このコロナにはみんな相当苦労をしていますよね。美容室も最終的には自粛要請にならなかったけれど、中途半端なところに持っていかれたので、経営者たちは判断が難しかったと思います。これからはウィズコロナの時代の営業になる(=ずっと感染対策が続く)から、サロン運営もかからないような万全の体制、スタッフたちもかからないような行動が求められることになります。
新井唯夫
衛生管理の徹底と密にならない工夫が必須
BOB編集部
FEERIEは営業していましたね。
衛生管理を徹底して。密にならないように、席を空けて。今大事なのは、インフルエンザなどもそうだけど、かりにコロナの人が来たとしてもうつらないくらいの対策をすること。本来的な意味で衛生管理が求められてますね。美容師はどうしてもお客に接触してしまうから。マスクはお客にも必ず提供しています。マスクは中国の工場もたくさん知っているので、「買いませんか?」っていっぱい来たけれど(笑)。
新井唯夫
BOB編集部
時短営業ですか?
当初は1時間短縮で、途中から2時間短縮しました。あとは予約数を制限したり。時短営業にすると、お客が集中するから注意が必要なんです。だからスタッフをフレックスにして、重ならないようにしています。基本的に近隣に住んでいて電車には乗らないから営業できたというのもあるんですけどね。
新井唯夫
エリアによる客数減の違いは?
BOB編集部
6店舗ありますが、店によって違いはありますか?
銀座はやっぱり遠方からのお客も多いから、お客はかなり少なかったですね。佃店(中央区佃。もんじゃで有名な月島などがある)が移転して有明(江東区。ビッグサイトなどがある)の商業施設に移転予定だったんだけど、そこが休業になってしまったので、大変でした。
新井唯夫
BOB編集部
東京は5月31日まで自粛延長で、営業再開するか迷っているサロンも多かったみたいです。

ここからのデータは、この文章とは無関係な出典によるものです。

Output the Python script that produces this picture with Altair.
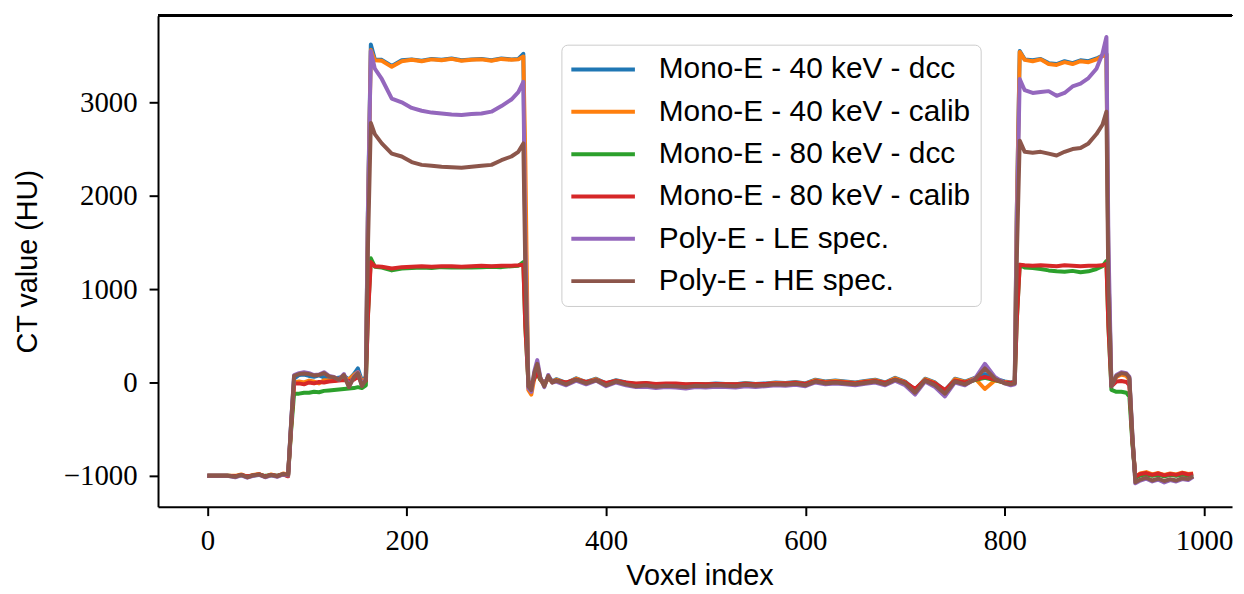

お店がある地域とかで判断は変わってくると思います。なので、その状況に合わせて臨機応変にやるべきだと思いますよ。休まなくてもいいところもあるし、休んだほうがいいところもあるはず。オーナーと現場が割れているところは、絶対ちゃんと話し合ったほうがいい。1日営業して誰も来ないんだったら、休んだほうがいいという判断もある。雇調金があるので。
新井唯夫
ヘアスタイルの流行が変わる?
BOB編集部
新型コロナのせいでヘアスタイルの流行は変わりますか?
少し短めにってのはあるんじゃないでしょうか。手入れが楽だとか、そういうのはあるよね。来店サイクルが伸びるだろうし。自分のお客にはそうしています。でも、ヘアスタイルはもちろん、ネイルもまつげもメイクもやりたいって女性たちは思ってるはず。美しくなることはメンタルに好影響を及ぼすんですよ。だからサロンにきたお客さまには絶対、元気で明るくしてあげないとダメだよね。
新井唯夫
BOB編集部
美容室に行くと、元気でますもんね。では現場のスタッフは、モチベーションを保つにはどうしたらいいですか?

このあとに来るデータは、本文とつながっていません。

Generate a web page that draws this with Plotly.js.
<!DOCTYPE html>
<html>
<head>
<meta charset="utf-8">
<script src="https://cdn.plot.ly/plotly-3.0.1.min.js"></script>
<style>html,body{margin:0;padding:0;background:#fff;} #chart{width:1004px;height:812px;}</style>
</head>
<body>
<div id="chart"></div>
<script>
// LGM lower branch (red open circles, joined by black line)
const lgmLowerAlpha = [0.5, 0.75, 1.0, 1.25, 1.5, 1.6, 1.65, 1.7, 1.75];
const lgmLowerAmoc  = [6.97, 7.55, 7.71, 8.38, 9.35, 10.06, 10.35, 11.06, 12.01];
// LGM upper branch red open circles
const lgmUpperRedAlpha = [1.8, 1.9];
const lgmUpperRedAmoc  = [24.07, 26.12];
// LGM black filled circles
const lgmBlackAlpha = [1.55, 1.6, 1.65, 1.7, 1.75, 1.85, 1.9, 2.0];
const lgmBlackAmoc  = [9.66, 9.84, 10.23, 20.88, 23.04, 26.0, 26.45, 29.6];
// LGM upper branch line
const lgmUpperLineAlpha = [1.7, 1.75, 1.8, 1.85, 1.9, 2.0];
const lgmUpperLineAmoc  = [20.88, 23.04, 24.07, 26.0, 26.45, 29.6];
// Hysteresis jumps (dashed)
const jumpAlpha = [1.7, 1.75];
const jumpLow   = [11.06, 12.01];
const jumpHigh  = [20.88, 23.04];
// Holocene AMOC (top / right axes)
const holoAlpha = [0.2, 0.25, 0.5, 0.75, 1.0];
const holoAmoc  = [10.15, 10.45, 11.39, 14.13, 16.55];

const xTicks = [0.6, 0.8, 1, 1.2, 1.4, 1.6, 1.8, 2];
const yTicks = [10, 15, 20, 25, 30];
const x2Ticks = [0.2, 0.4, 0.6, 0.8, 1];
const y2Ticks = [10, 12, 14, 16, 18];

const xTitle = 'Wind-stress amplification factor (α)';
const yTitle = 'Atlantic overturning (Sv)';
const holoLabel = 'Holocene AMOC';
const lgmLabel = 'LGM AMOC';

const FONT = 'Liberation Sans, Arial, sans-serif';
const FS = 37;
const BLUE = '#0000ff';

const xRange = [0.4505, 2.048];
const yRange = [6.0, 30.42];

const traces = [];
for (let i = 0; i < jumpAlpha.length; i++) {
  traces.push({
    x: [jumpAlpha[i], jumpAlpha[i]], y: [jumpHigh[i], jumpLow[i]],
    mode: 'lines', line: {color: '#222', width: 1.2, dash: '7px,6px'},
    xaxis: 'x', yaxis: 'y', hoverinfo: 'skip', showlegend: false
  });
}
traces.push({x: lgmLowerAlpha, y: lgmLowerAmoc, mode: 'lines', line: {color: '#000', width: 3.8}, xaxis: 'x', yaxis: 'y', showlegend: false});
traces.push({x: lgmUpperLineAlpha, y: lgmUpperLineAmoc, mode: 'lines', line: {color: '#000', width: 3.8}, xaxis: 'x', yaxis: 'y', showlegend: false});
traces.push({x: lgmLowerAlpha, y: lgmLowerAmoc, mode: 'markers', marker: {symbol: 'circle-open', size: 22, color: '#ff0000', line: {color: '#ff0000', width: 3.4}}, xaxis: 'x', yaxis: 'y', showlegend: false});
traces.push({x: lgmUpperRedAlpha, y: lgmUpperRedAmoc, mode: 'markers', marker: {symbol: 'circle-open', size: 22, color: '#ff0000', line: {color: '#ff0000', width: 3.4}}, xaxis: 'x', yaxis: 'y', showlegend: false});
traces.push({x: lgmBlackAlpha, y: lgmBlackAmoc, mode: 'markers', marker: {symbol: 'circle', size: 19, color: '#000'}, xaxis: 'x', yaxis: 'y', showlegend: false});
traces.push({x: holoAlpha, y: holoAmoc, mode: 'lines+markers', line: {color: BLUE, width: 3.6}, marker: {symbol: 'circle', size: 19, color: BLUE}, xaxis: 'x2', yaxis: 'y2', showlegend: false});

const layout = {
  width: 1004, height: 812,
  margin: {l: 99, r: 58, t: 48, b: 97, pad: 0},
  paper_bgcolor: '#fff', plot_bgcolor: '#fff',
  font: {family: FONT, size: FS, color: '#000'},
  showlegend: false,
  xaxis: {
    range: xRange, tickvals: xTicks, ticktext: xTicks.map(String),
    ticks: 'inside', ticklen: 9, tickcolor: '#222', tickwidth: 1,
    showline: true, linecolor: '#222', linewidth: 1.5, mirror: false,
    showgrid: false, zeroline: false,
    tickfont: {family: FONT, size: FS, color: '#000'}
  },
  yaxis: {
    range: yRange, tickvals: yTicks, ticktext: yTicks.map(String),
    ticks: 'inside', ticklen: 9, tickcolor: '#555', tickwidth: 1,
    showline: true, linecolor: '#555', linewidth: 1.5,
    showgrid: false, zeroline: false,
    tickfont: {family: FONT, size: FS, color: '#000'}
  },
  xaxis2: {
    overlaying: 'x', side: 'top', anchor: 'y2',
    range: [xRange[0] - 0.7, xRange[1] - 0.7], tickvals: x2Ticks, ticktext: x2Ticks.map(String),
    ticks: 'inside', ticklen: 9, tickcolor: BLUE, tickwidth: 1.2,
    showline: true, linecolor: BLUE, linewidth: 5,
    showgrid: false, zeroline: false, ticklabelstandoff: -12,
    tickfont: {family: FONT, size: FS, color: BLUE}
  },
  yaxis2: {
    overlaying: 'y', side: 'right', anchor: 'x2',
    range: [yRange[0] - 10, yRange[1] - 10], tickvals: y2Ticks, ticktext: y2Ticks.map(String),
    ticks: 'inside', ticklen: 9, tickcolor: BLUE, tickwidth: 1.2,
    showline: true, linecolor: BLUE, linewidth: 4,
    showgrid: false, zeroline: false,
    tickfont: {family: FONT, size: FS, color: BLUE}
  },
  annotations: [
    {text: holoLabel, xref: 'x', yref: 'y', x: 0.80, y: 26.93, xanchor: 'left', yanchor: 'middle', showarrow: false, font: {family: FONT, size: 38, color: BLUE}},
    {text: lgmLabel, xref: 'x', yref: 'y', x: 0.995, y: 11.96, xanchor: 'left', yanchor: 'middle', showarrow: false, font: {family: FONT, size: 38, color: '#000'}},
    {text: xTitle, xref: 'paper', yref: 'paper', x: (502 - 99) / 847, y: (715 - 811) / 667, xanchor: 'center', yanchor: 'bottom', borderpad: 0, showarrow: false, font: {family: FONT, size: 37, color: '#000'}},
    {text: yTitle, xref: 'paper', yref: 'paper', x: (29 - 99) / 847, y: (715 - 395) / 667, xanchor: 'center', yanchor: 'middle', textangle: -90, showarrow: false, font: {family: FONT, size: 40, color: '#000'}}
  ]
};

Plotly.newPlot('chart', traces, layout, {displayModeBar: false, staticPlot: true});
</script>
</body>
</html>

ただ休んでるだけだと感性が鈍ります。腕も鈍るから、練習はしたほうがいい。モチベーションが保てていないと、美容に対する情熱が見えなくなってしまうので。アシスタントだってカリキュラムがあるから、それをやってみるとか。美容学校も休みだと思うんだけど、入学したらやることって決まっていますよね? 学生さんたちも、それを練習しておくのがいい。
新井唯夫
本物になるための1万時間を、いまから
BOB編集部
最後にメッセージをお願いします。
「1万時間の法則」って知っていますか? レベルの高いプロになるには少なくても1万時間を要すると言われていて、これは科学的に証明されています。1日3時間練習しても、10年、達人や極めた匠の領域になるには万日。つまり30年と言われます。一流のアスリートなどは活躍する期間が短いだけに、短期間でその3倍近くトレーニングに費やしているそうです。技術職である美容師にも間違いなく言えること。意識を高く持って仕事をすることや、練習をどれくらいするかで人生が大きく変わるんです。そこに向き合ってアフターコロナ時代を考えると、おのずと見えてくるものもあるのではないでしょうか。